-- start Recorded information --

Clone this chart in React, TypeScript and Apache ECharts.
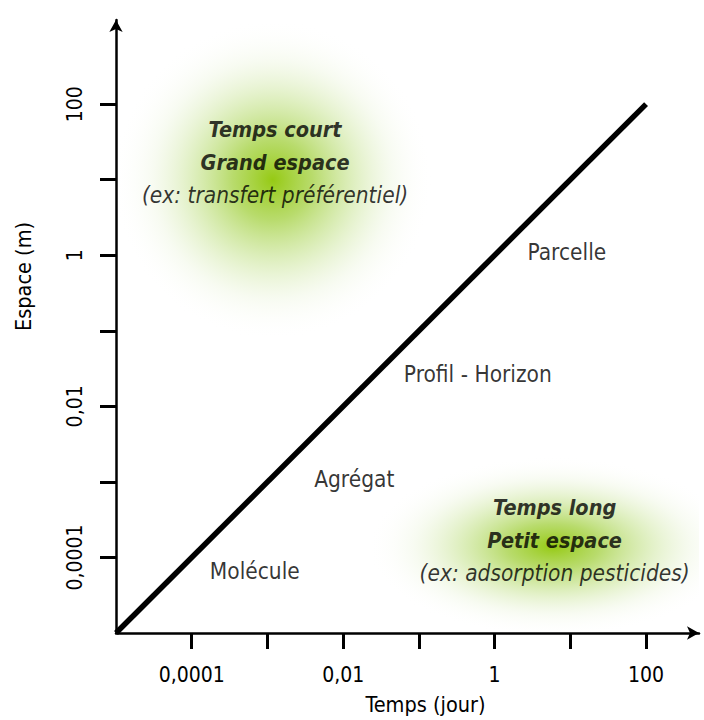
import React, { useEffect, useRef } from "react";
import * as echarts from "echarts";

// Axis ticks (real values) and their labels
const xTickValues = [1e-4, 1e-3, 1e-2, 1e-1, 1, 10, 100];
const xLabelValues = [1e-4, 1e-2, 1, 100];
const xLabelTexts = ["0,0001", "0,01", "1", "100"];
const yTickValues = [1e-4, 1e-3, 1e-2, 1e-1, 1, 10, 100];
const yLabelValues = [1e-4, 1e-2, 1, 100];
const yLabelTexts = ["0,0001", "0,01", "1", "100"];

// Axis extents (real values)
const xMin = 1e-5;
const xMax = 500;
const yMin = 1e-5;
const yMax = 1300;

// Diagonal scale line: Temps (jour) vs Espace (m)
const lineTime = [1e-5, 100];
const lineSpace = [1e-5, 100];

// Scale labels
const scaleNames = ["Molécule", "Agrégat", "Profil - Horizon", "Parcelle"];
const scaleTime = [0.00068, 0.014, 0.6, 9];
const scaleSpace = [0.000066, 0.0011, 0.027, 1.1];

// Green zones (centre of the glow) and their captions
const zoneTitles = [
  ["Temps court", "Grand espace", "(ex: transfert préférentiel)"],
  ["Temps long", "Petit espace", "(ex: adsorption pesticides)"],
];
const zoneTime = [0.00117, 5.9];
const zoneSpace = [10, 0.00014];
const captionTime = [0.00126, 6.2];
const captionSpace = [17, 0.00017];

const L = (v: number) => Math.log10(v);
const FONT = "'Liberation Sans Narrow', 'Arial Narrow', 'DejaVu Sans Condensed', 'Liberation Sans', sans-serif";

function fmt(v: number, vals: number[], texts: string[]) {
  for (let i = 0; i < vals.length; i++) {
    if (Math.abs(L(vals[i]) - v) < 1e-6) return texts[i];
  }
  return "";
}

export default function App() {
  const ref = useRef<HTMLDivElement>(null);
  useEffect(() => {
    if (!ref.current) return;
    const chart = echarts.init(ref.current, null, { renderer: "svg" });
    const zoneSizes = [
      [160, 160],
      [185, 90],
    ];
    const gradient = {
      type: "radial",
      x: 0.5,
      y: 0.5,
      r: 0.5,
      colorStops: [
        { offset: 0, color: "rgba(150,202,20,1)" },
        { offset: 0.25, color: "rgba(162,208,62,0.76)" },
        { offset: 0.5, color: "rgba(180,218,108,0.44)" },
        { offset: 0.75, color: "rgba(208,230,170,0.16)" },
        { offset: 1, color: "rgba(255,255,255,0)" },
      ],
    };
    const option: any = {
      animation: false,
      backgroundColor: "#fff",
      textStyle: { fontFamily: FONT },
      grid: { left: 116, right: 5, top: 20, bottom: 86, containLabel: false },
      xAxis: {
        type: "value",
        min: L(xMin),
        max: L(xMax),
        interval: 1,
        splitLine: { show: false },
        name: "Temps (jour)",
        nameLocation: "middle",
        nameGap: 60,
        nameTextStyle: { fontSize: 21.5, color: "#000", fontFamily: FONT, padding: [0, 0, 0, 36] },
        axisLine: {
          onZero: false,
          lineStyle: { color: "#000", width: 2.5 },
          symbol: ["none", "arrow"],
          symbolSize: [10, 12],
        },
        axisTick: {
          show: true,
          length: 16,
          inside: false,
          lineStyle: { color: "#000", width: 3 },
          customValues: xTickValues.map(L),
        },
        axisLabel: {
          customValues: xLabelValues.map(L),
          formatter: (v: number) => fmt(v, xLabelValues, xLabelTexts),
          fontSize: 21,
          color: "#000",
          fontFamily: FONT,
          margin: 31,
        },
      },
      yAxis: {
        type: "value",
        min: L(yMin),
        max: L(yMax),
        interval: 1,
        splitLine: { show: false },
        name: "Espace (m)",
        nameLocation: "middle",
        nameGap: 82,
        nameTextStyle: { fontSize: 21.5, color: "#000", fontFamily: FONT, padding: [0, 0, 0, 100] },
        axisLine: {
          onZero: false,
          lineStyle: { color: "#000", width: 2.5 },
          symbol: ["none", "arrow"],
          symbolSize: [10, 12],
        },
        axisTick: {
          show: true,
          length: 16,
          inside: false,
          lineStyle: { color: "#000", width: 3 },
          customValues: yTickValues.map(L),
        },
        axisLabel: {
          customValues: yLabelValues.map(L),
          formatter: (v: number) => fmt(v, yLabelValues, yLabelTexts),
          fontSize: 21,
          color: "#000",
          fontFamily: FONT,
          rotate: 90,
          margin: 31,
        },
      },
      series: [
        {
          type: "custom",
          name: "zones",
          silent: true,
          clip: true,
          z: 1,
          data: zoneTime.map((t, i) => [L(t), L(zoneSpace[i]), i]),
          renderItem: (params: any, api: any) => {
            const p = api.coord([api.value(0), api.value(1)]);
            const idx = api.value(2);
            const [rx, ry] = zoneSizes[idx];
            return {
              type: "circle",
              x: p[0],
              y: p[1],
              scaleX: rx / ry,
              scaleY: 1,
              shape: { cx: 0, cy: 0, r: ry },
              style: { fill: gradient },
            };
          },
        },
        {
          type: "line",
          name: "échelle",
          data: lineTime.map((t, i) => [L(t), L(lineSpace[i])]),
          showSymbol: false,
          symbol: "none",
          lineStyle: { color: "#000", width: 5.5, cap: "butt" },
          z: 3,
        },
        {
          type: "scatter",
          name: "échelles",
          symbolSize: 1,
          itemStyle: { color: "rgba(0,0,0,0)" },
          z: 4,
          data: scaleNames.map((n, i) => ({ name: n, value: [L(scaleTime[i]), L(scaleSpace[i])] })),
          label: {
            show: true,
            position: "inside",
            formatter: "{b}",
            fontSize: 22.5,
            color: "#000",
            fontFamily: FONT,
          },
        },
        {
          type: "scatter",
          name: "zones-texte",
          symbolSize: 1,
          itemStyle: { color: "rgba(0,0,0,0)" },
          z: 5,
          data: zoneTitles.map((lines, i) => ({
            name: lines.join("\n"),
            value: [L(captionTime[i]), L(captionSpace[i])],
            label: {
              formatter: () => `{b|${lines[0]}}\n{b|${lines[1]}}\n{i|${lines[2]}}`,
            },
          })),
          label: {
            show: true,
            position: "inside",
            align: "center",
            verticalAlign: "middle",
            lineHeight: 33,
            rich: {
              b: { fontSize: 21.5, fontWeight: "bold", fontStyle: "italic", color: "#000", fontFamily: FONT, lineHeight: 33 },
              i: { fontSize: 22.5, fontStyle: "italic", color: "#000", fontFamily: FONT, lineHeight: 33 },
            },
          },
        },
      ],
    };
    chart.setOption(option);
    return () => chart.dispose();
  }, []);
  return <div ref={ref} style={{ position: "absolute", left: 0, top: 0, width: 704, height: 720 }} />;
}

-- end Recorded information --

Your objective: From the top of the listing above, repeat each line exactly until you reach the line containing "const captionSpace = [17, 0.00017];", and repeat that one too. Leave the pictures out.

Result for this exercise:
Clone this chart in React, TypeScript and Apache ECharts.
import React, { useEffect, useRef } from "react";
import * as echarts from "echarts";

// Axis ticks (real values) and their labels
const xTickValues = [1e-4, 1e-3, 1e-2, 1e-1, 1, 10, 100];
const xLabelValues = [1e-4, 1e-2, 1, 100];
const xLabelTexts = ["0,0001", "0,01", "1", "100"];
const yTickValues = [1e-4, 1e-3, 1e-2, 1e-1, 1, 10, 100];
const yLabelValues = [1e-4, 1e-2, 1, 100];
const yLabelTexts = ["0,0001", "0,01", "1", "100"];

// Axis extents (real values)
const xMin = 1e-5;
const xMax = 500;
const yMin = 1e-5;
const yMax = 1300;

// Diagonal scale line: Temps (jour) vs Espace (m)
const lineTime = [1e-5, 100];
const lineSpace = [1e-5, 100];

// Scale labels
const scaleNames = ["Molécule", "Agrégat", "Profil - Horizon", "Parcelle"];
const scaleTime = [0.00068, 0.014, 0.6, 9];
const scaleSpace = [0.000066, 0.0011, 0.027, 1.1];

// Green zones (centre of the glow) and their captions
const zoneTitles = [
  ["Temps court", "Grand espace", "(ex: transfert préférentiel)"],
  ["Temps long", "Petit espace", "(ex: adsorption pesticides)"],
];
const zoneTime = [0.00117, 5.9];
const zoneSpace = [10, 0.00014];
const captionTime = [0.00126, 6.2];
const captionSpace = [17, 0.00017];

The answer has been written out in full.